**DATA LINES:**
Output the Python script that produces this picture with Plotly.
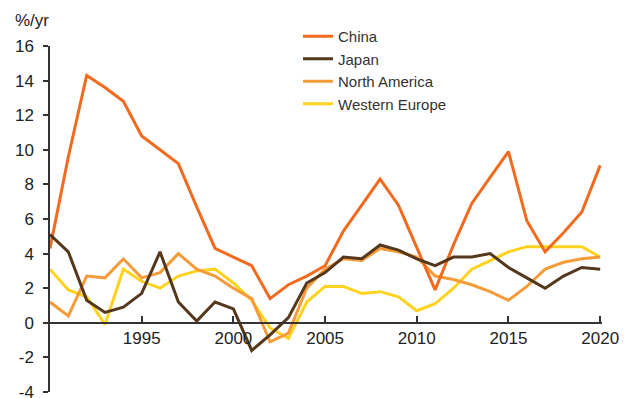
import plotly.graph_objects as go

years = list(range(1990, 2021))

china = [4.3, 9.6, 14.3, 13.6, 12.8, 10.8, 10.0, 9.2, 6.7, 4.3,
         3.8, 3.3, 1.4, 2.2, 2.7, 3.3, 5.3, 6.8, 8.3, 6.8,
         4.4, 1.9, 4.5, 6.9, 8.4, 9.9, 5.9, 4.1, 5.2, 6.4, 9.1]
japan = [5.1, 4.1, 1.3, 0.6, 0.9, 1.7, 4.1, 1.2, 0.1, 1.2,
         0.8, -1.6, -0.7, 0.3, 2.3, 2.9, 3.8, 3.7, 4.5, 4.2,
         3.7, 3.3, 3.8, 3.8, 4.0, 3.2, 2.6, 2.0, 2.7, 3.2, 3.1]
north_america = [1.2, 0.4, 2.7, 2.6, 3.7, 2.6, 2.9, 4.0, 3.1, 2.7,
                 2.0, 1.4, -1.1, -0.6, 2.0, 3.1, 3.7, 3.6, 4.3, 4.1,
                 3.8, 2.7, 2.5, 2.2, 1.8, 1.3, 2.1, 3.1, 3.5, 3.7, 3.8]
western_europe = [3.1, 1.9, 1.5, -0.1, 3.1, 2.4, 2.0, 2.7, 3.0, 3.1,
                  2.3, 1.3, -0.3, -0.9, 1.2, 2.1, 2.1, 1.7, 1.8, 1.5,
                  0.7, 1.1, 2.0, 3.1, 3.6, 4.1, 4.4, 4.4, 4.4, 4.4, 3.8]

x_ticks = [1995, 2000, 2005, 2010, 2015, 2020]
y_ticks = [-4, -2, 0, 2, 4, 6, 8, 10, 12, 14, 16]
y_title = "%/yr"

series = [
    ("Western Europe", western_europe, "#FFD21F", 4),
    ("North America", north_america, "#F59B3A", 3),
    ("China", china, "#F26A1E", 1),
    ("Japan", japan, "#55381C", 2),
]

fig = go.Figure()
for name, vals, color, rank in series:
    fig.add_trace(go.Scatter(
        x=years, y=vals, name=name, mode="lines",
        line=dict(color=color, width=3),
        legendrank=rank,
    ))

# the page body has an 8px default margin, so the figure is 8px smaller
OFF = 8
W, H = 629 - OFF, 398 - OFF
ml, mt = 50 - OFF, 46 - OFF
mr = W - (602 - OFF)
mb = H - (392 - OFF)
ymin, ymax = -4, 16
zero_pos = (0 - ymin) / (ymax - ymin)
plot_h = H - mt - mb
plot_w = W - ml - mr

def px_to_paper_y(py):
    return (H - mb - (py - OFF)) / plot_h

def px_to_paper_x(px):
    return ((px - OFF) - ml) / plot_w

fig.update_layout(
    width=W, height=H,
    margin=dict(l=ml, r=mr, t=mt, b=mb, autoexpand=False),
    paper_bgcolor="white", plot_bgcolor="white",
    font=dict(family="Liberation Sans, Arial, sans-serif", color="#222222"),
    showlegend=True,
    legend=dict(
        x=px_to_paper_x(298), y=px_to_paper_y(20), xanchor="left", yanchor="top",
        bgcolor="rgba(0,0,0,0)", borderwidth=0,
        font=dict(size=15, color="#333333"),
        itemwidth=30, tracegroupgap=0,
    ),
    xaxis=dict(
        range=[1990, 2020.1],
        anchor="free", position=zero_pos,
        showline=True, linecolor="#333333", linewidth=1.5,
        ticks="inside", ticklen=6, tickcolor="#333333", tickwidth=1.5,
        tickvals=x_ticks, ticktext=[str(v) for v in x_ticks],
        tickfont=dict(size=17, color="#222222"),
        ticklabeloverflow="allow",
        showgrid=False, zeroline=False,
    ),
    yaxis=dict(
        range=[ymin, ymax],
        showline=True, linecolor="#333333", linewidth=1.5,
        ticks="outside", ticklen=5, tickcolor="#333333", tickwidth=1.5,
        tickvals=y_ticks, ticktext=[str(v) for v in y_ticks],
        tickfont=dict(size=17, color="#222222"),
        ticklabelstandoff=6, ticklabeloverflow="allow",
        showgrid=False, zeroline=False,
    ),
    annotations=[dict(
        text=y_title, xref="paper", yref="paper",
        x=px_to_paper_x(13), y=px_to_paper_y(21), xanchor="left", yanchor="middle",
        showarrow=False, font=dict(size=17, color="#222222"),
    )],
)

fig.write_html("out.html")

**YOUR TASK:**
Reproduce the material above exactly, first line through the line that contains "years = list(range(1990, 2021))", minus the pictures.

**EXERCISE RESPONSE:**
Output the Python script that produces this picture with Plotly.
import plotly.graph_objects as go

years = list(range(1990, 2021))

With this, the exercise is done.